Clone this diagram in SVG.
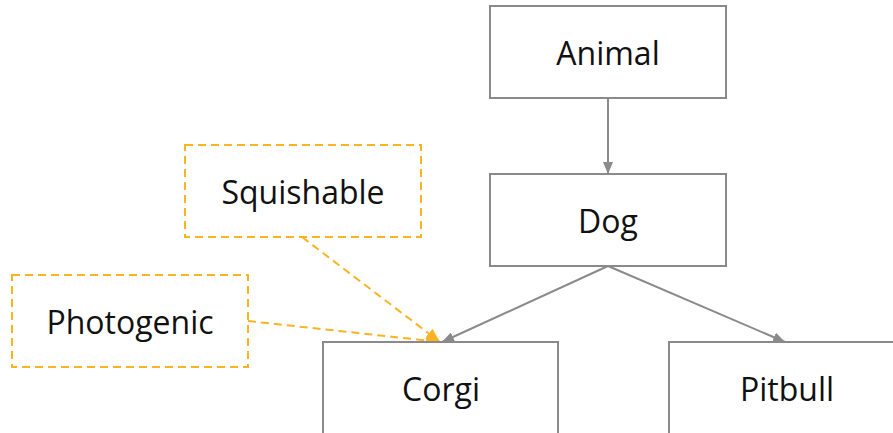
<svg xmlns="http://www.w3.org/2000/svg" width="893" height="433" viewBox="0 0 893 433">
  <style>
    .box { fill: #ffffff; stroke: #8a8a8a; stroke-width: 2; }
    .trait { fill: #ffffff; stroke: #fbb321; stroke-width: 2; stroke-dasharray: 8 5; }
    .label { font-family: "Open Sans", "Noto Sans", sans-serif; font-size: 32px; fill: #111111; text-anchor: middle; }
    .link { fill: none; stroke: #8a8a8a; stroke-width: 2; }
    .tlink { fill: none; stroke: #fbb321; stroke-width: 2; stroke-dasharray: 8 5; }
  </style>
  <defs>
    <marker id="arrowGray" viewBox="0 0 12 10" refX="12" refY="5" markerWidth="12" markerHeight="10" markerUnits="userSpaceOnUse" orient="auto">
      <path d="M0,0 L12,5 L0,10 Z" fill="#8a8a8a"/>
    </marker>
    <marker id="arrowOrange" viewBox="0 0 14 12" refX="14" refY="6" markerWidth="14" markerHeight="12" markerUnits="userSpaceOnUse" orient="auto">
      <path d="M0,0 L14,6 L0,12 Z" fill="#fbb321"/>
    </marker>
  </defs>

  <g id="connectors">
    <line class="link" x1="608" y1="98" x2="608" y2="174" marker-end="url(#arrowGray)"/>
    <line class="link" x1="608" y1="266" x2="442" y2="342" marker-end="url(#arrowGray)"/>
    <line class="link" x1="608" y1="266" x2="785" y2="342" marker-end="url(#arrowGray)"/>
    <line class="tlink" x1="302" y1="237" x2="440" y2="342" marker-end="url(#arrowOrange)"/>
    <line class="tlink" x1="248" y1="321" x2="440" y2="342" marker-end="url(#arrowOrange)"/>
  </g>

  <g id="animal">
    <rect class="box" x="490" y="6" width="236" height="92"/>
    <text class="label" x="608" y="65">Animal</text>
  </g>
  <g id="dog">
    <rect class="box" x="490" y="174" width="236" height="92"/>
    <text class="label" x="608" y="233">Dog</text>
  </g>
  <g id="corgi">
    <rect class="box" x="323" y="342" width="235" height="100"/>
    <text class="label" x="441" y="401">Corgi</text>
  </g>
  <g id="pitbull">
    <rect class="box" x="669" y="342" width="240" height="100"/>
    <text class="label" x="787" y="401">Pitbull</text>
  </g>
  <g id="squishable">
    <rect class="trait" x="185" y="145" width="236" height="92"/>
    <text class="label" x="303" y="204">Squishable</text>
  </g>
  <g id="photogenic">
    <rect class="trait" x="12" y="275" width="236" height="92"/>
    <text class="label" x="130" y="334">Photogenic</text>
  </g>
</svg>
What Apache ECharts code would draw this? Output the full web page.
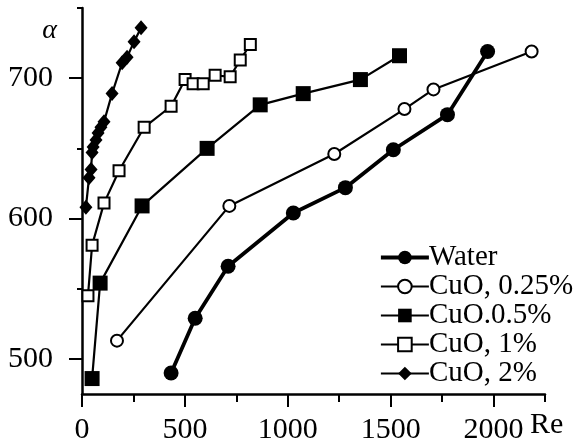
==
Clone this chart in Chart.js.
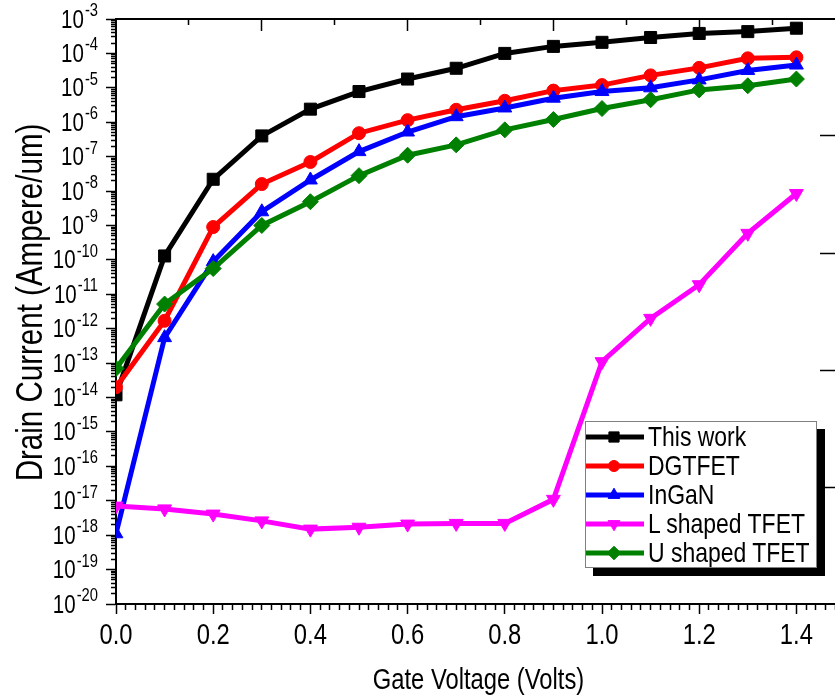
--
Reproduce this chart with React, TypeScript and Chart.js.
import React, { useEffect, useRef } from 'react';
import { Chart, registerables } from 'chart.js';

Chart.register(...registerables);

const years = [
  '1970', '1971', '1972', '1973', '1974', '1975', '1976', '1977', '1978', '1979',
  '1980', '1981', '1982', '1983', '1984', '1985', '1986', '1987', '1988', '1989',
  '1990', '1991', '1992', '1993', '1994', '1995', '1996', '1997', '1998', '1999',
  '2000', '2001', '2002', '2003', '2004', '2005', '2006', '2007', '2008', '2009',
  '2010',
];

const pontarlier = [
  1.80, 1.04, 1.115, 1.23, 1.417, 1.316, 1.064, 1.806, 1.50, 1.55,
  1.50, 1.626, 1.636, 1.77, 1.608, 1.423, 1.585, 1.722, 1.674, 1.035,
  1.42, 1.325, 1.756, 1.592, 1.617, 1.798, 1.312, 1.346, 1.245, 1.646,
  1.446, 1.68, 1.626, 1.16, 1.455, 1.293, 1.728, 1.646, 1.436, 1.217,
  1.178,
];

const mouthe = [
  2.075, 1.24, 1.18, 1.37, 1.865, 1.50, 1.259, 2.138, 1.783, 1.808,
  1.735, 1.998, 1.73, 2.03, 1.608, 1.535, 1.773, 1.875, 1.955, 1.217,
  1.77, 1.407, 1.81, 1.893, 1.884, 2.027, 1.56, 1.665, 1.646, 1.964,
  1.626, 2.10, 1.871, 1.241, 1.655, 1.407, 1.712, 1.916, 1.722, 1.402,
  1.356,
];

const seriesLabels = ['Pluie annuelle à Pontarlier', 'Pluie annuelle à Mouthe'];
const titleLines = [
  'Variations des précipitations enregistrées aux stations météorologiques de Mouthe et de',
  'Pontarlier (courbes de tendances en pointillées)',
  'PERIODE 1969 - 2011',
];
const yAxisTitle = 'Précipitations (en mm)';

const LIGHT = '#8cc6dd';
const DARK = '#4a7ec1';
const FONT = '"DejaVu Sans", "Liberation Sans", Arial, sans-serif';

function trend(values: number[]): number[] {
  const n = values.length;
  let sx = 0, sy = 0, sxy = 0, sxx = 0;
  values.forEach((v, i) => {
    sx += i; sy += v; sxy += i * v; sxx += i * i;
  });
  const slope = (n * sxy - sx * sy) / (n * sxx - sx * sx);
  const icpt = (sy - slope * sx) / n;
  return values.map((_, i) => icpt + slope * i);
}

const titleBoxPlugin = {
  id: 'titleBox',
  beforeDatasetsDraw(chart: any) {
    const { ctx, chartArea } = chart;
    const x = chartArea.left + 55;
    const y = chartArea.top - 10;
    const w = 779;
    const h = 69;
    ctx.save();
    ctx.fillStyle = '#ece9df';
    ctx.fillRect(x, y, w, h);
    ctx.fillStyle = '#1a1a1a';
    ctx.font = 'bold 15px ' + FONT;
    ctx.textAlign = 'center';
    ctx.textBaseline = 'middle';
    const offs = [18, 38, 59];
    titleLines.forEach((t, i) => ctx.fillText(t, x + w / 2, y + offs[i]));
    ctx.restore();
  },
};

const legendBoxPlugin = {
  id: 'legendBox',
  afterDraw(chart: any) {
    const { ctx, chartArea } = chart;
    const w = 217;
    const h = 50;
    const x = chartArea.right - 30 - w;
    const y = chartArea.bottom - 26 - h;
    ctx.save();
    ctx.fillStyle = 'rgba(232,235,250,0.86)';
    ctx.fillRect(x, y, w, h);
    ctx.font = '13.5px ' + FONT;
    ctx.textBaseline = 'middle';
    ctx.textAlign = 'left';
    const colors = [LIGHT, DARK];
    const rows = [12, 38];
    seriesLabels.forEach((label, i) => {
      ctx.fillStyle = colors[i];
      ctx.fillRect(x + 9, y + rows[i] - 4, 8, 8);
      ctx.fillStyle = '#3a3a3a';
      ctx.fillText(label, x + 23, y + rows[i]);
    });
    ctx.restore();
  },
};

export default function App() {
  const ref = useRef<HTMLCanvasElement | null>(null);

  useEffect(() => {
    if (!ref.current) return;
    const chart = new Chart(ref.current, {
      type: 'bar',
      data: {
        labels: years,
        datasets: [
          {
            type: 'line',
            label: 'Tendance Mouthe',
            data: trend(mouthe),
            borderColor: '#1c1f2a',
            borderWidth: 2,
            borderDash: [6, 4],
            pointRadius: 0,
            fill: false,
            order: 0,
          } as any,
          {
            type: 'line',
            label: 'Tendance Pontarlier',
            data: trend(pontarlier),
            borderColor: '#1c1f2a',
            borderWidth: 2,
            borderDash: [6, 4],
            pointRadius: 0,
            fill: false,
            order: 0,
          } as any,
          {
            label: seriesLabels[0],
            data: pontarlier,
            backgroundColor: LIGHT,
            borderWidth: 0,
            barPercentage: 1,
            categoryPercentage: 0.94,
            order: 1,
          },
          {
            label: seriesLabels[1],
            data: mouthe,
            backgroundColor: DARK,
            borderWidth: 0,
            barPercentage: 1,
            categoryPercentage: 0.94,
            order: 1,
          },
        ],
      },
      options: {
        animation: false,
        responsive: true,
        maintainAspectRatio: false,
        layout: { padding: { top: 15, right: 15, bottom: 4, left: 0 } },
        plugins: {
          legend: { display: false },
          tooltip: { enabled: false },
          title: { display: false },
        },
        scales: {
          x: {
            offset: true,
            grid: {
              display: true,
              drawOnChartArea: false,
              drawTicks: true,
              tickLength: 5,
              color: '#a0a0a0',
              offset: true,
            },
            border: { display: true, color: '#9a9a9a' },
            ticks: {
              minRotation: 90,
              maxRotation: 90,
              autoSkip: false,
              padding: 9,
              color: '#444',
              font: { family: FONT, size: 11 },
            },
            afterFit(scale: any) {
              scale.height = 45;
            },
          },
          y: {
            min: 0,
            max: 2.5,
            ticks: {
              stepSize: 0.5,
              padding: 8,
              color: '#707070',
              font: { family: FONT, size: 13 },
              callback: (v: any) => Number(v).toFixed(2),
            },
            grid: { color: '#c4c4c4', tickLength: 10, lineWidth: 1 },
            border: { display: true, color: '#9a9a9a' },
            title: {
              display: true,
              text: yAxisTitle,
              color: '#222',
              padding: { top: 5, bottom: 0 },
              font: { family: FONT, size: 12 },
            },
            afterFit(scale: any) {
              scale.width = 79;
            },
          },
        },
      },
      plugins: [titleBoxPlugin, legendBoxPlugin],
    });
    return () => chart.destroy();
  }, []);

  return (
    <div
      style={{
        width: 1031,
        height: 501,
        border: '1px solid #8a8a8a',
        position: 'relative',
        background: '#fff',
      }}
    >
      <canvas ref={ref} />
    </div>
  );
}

Exercise instructions: From the data, collect all lines where the string "Clone" appears.

Response to the task:
Clone this diagram in SVG.
Clone this chart in Chart.js.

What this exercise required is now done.